→ **WORK TO COMPLETE**: All the data below goes into the copy word for word, but the pictures don't.

→ **INFORMATION SUPPLIED**:
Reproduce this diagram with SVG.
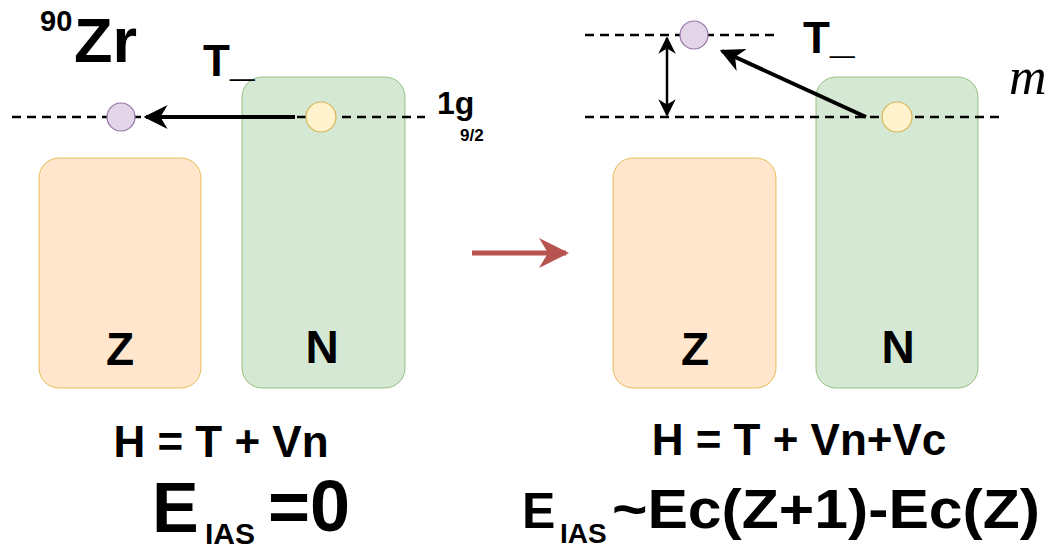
<svg xmlns="http://www.w3.org/2000/svg" width="1047" height="548" viewBox="0 0 1047 548">
<defs>
<style>
.t{font-family:"Liberation Sans",Arial,sans-serif;font-weight:bold;fill:#000}
.zbox{fill:#ffe6cc;stroke:#d79b00;stroke-width:1;stroke-opacity:0.6}
.nbox{fill:#d5e8d4;stroke:#82b366;stroke-width:1;stroke-opacity:0.8}
.pc{fill:#e1d5e7;stroke:#9673a6;stroke-width:1.2}
.yc{fill:#fff2cc;stroke:#d6b656;stroke-width:1.2}
.dash{stroke:#000;stroke-width:2.4;stroke-dasharray:9 6;fill:none}
.arr{stroke:#000;stroke-width:4;fill:none}
</style>
<marker id="ah" viewBox="0 0 10 10" refX="9" refY="5" markerWidth="6" markerHeight="6" markerUnits="strokeWidth" orient="auto-start-reverse">
<path d="M0,0 L10,5 L0,10 L3,5 Z" fill="#000"/>
</marker>
<marker id="ah2" viewBox="0 0 10 10" refX="9" refY="5" markerWidth="7" markerHeight="8" markerUnits="strokeWidth" orient="auto-start-reverse">
<path d="M0,0 L10,5 L0,10 L3,5 Z" fill="#000"/>
</marker>
<marker id="ahr" viewBox="0 0 10 10" refX="9" refY="5" markerWidth="6" markerHeight="6" markerUnits="strokeWidth" orient="auto">
<path d="M0,0 L10,5 L0,10 L3,5 Z" fill="#b85450"/>
</marker>
</defs>
<rect width="1047" height="548" fill="#fff"/>

<g id="left-z-box"><rect class="zbox" x="39" y="158" width="162" height="230" rx="20"/><text class="t" x="120" y="365" font-size="46" text-anchor="middle">Z</text></g>
<g id="left-n-box"><rect class="nbox" x="242" y="77" width="163" height="311" rx="20"/><text class="t" x="322" y="363" font-size="46" text-anchor="middle">N</text></g>
<g id="right-z-box"><rect class="zbox" x="613" y="158" width="163" height="230" rx="20"/><text class="t" x="695" y="365" font-size="46" text-anchor="middle">Z</text></g>
<g id="right-n-box"><rect class="nbox" x="816" y="77" width="162" height="311" rx="20"/><text class="t" x="898" y="363" font-size="46" text-anchor="middle">N</text></g>

<g id="levels">
<line class="dash" x1="12" y1="117" x2="425" y2="117"/>
<line class="dash" x1="585" y1="35" x2="780" y2="35"/>
<line class="dash" x1="585" y1="117" x2="1002" y2="117"/>
</g>

<g id="left-proton"><circle class="pc" cx="121" cy="117" r="14"/></g>
<g id="left-neutron"><circle class="yc" cx="321" cy="117" r="15"/></g>
<g id="right-proton"><circle class="pc" cx="694" cy="35" r="14"/></g>
<g id="right-neutron"><circle class="yc" cx="897" cy="117" r="15"/></g>

<g id="connectors">
<line class="arr" x1="295" y1="117" x2="146" y2="117" marker-end="url(#ah)"/>
<line class="arr" x1="866" y1="117" x2="722" y2="51" marker-end="url(#ah)"/>
<line stroke="#000" stroke-width="2.5" x1="667" y1="38" x2="667" y2="115" marker-start="url(#ah2)" marker-end="url(#ah2)"/>
<line stroke="#b85450" stroke-width="5" x1="472" y1="253" x2="566" y2="253" marker-end="url(#ahr)"/>
</g>

<g id="labels">
<text class="t" x="40" y="31" font-size="29">90</text>
<text class="t" x="74" y="62" font-size="63">Zr</text>
<text class="t" x="203" y="76" font-size="44">T_</text>
<text class="t" x="437" y="114" font-size="32">1g</text>
<text class="t" x="460" y="141" font-size="17">9/2</text>
<text class="t" x="803" y="53" font-size="44">T_</text>
<text x="1009" y="94" font-size="52" font-style="italic" font-family="Liberation Serif, 'Times New Roman', serif">m</text>
<text class="t" x="221" y="457" font-size="44" text-anchor="middle">H = T + Vn</text>
<text class="t" x="152" y="532" font-size="70">E</text>
<text class="t" x="205" y="544" font-size="30">IAS</text>
<text class="t" x="268" y="531" font-size="72">=0</text>
<text class="t" x="799" y="455" font-size="44" text-anchor="middle">H = T + Vn+Vc</text>
<text class="t" x="522" y="528" font-size="50">E</text>
<text class="t" x="560" y="543" font-size="28">IAS</text>
<text class="t" x="612" y="528" font-size="56" textLength="428" lengthAdjust="spacingAndGlyphs">~Ec(Z+1)-Ec(Z)</text>
</g>
</svg>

→ **THE OUTPUT**:
Reproduce this diagram with SVG.
<svg xmlns="http://www.w3.org/2000/svg" width="1047" height="548" viewBox="0 0 1047 548">
<defs>
<style>
.t{font-family:"Liberation Sans",Arial,sans-serif;font-weight:bold;fill:#000}
.zbox{fill:#ffe6cc;stroke:#d79b00;stroke-width:1;stroke-opacity:0.6}
.nbox{fill:#d5e8d4;stroke:#82b366;stroke-width:1;stroke-opacity:0.8}
.pc{fill:#e1d5e7;stroke:#9673a6;stroke-width:1.2}
.yc{fill:#fff2cc;stroke:#d6b656;stroke-width:1.2}
.dash{stroke:#000;stroke-width:2.4;stroke-dasharray:9 6;fill:none}
.arr{stroke:#000;stroke-width:4;fill:none}
</style>
<marker id="ah" viewBox="0 0 10 10" refX="9" refY="5" markerWidth="6" markerHeight="6" markerUnits="strokeWidth" orient="auto-start-reverse">
<path d="M0,0 L10,5 L0,10 L3,5 Z" fill="#000"/>
</marker>
<marker id="ah2" viewBox="0 0 10 10" refX="9" refY="5" markerWidth="7" markerHeight="8" markerUnits="strokeWidth" orient="auto-start-reverse">
<path d="M0,0 L10,5 L0,10 L3,5 Z" fill="#000"/>
</marker>
<marker id="ahr" viewBox="0 0 10 10" refX="9" refY="5" markerWidth="6" markerHeight="6" markerUnits="strokeWidth" orient="auto">
<path d="M0,0 L10,5 L0,10 L3,5 Z" fill="#b85450"/>
</marker>
</defs>
<rect width="1047" height="548" fill="#fff"/>

<g id="left-z-box"><rect class="zbox" x="39" y="158" width="162" height="230" rx="20"/><text class="t" x="120" y="365" font-size="46" text-anchor="middle">Z</text></g>
<g id="left-n-box"><rect class="nbox" x="242" y="77" width="163" height="311" rx="20"/><text class="t" x="322" y="363" font-size="46" text-anchor="middle">N</text></g>
<g id="right-z-box"><rect class="zbox" x="613" y="158" width="163" height="230" rx="20"/><text class="t" x="695" y="365" font-size="46" text-anchor="middle">Z</text></g>
<g id="right-n-box"><rect class="nbox" x="816" y="77" width="162" height="311" rx="20"/><text class="t" x="898" y="363" font-size="46" text-anchor="middle">N</text></g>

<g id="levels">
<line class="dash" x1="12" y1="117" x2="425" y2="117"/>
<line class="dash" x1="585" y1="35" x2="780" y2="35"/>
<line class="dash" x1="585" y1="117" x2="1002" y2="117"/>
</g>

<g id="left-proton"><circle class="pc" cx="121" cy="117" r="14"/></g>
<g id="left-neutron"><circle class="yc" cx="321" cy="117" r="15"/></g>
<g id="right-proton"><circle class="pc" cx="694" cy="35" r="14"/></g>
<g id="right-neutron"><circle class="yc" cx="897" cy="117" r="15"/></g>

<g id="connectors">
<line class="arr" x1="295" y1="117" x2="146" y2="117" marker-end="url(#ah)"/>
<line class="arr" x1="866" y1="117" x2="722" y2="51" marker-end="url(#ah)"/>
<line stroke="#000" stroke-width="2.5" x1="667" y1="38" x2="667" y2="115" marker-start="url(#ah2)" marker-end="url(#ah2)"/>
<line stroke="#b85450" stroke-width="5" x1="472" y1="253" x2="566" y2="253" marker-end="url(#ahr)"/>
</g>

<g id="labels">
<text class="t" x="40" y="31" font-size="29">90</text>
<text class="t" x="74" y="62" font-size="63">Zr</text>
<text class="t" x="203" y="76" font-size="44">T_</text>
<text class="t" x="437" y="114" font-size="32">1g</text>
<text class="t" x="460" y="141" font-size="17">9/2</text>
<text class="t" x="803" y="53" font-size="44">T_</text>
<text x="1009" y="94" font-size="52" font-style="italic" font-family="Liberation Serif, 'Times New Roman', serif">m</text>
<text class="t" x="221" y="457" font-size="44" text-anchor="middle">H = T + Vn</text>
<text class="t" x="152" y="532" font-size="70">E</text>
<text class="t" x="205" y="544" font-size="30">IAS</text>
<text class="t" x="268" y="531" font-size="72">=0</text>
<text class="t" x="799" y="455" font-size="44" text-anchor="middle">H = T + Vn+Vc</text>
<text class="t" x="522" y="528" font-size="50">E</text>
<text class="t" x="560" y="543" font-size="28">IAS</text>
<text class="t" x="612" y="528" font-size="56" textLength="428" lengthAdjust="spacingAndGlyphs">~Ec(Z+1)-Ec(Z)</text>
</g>
</svg>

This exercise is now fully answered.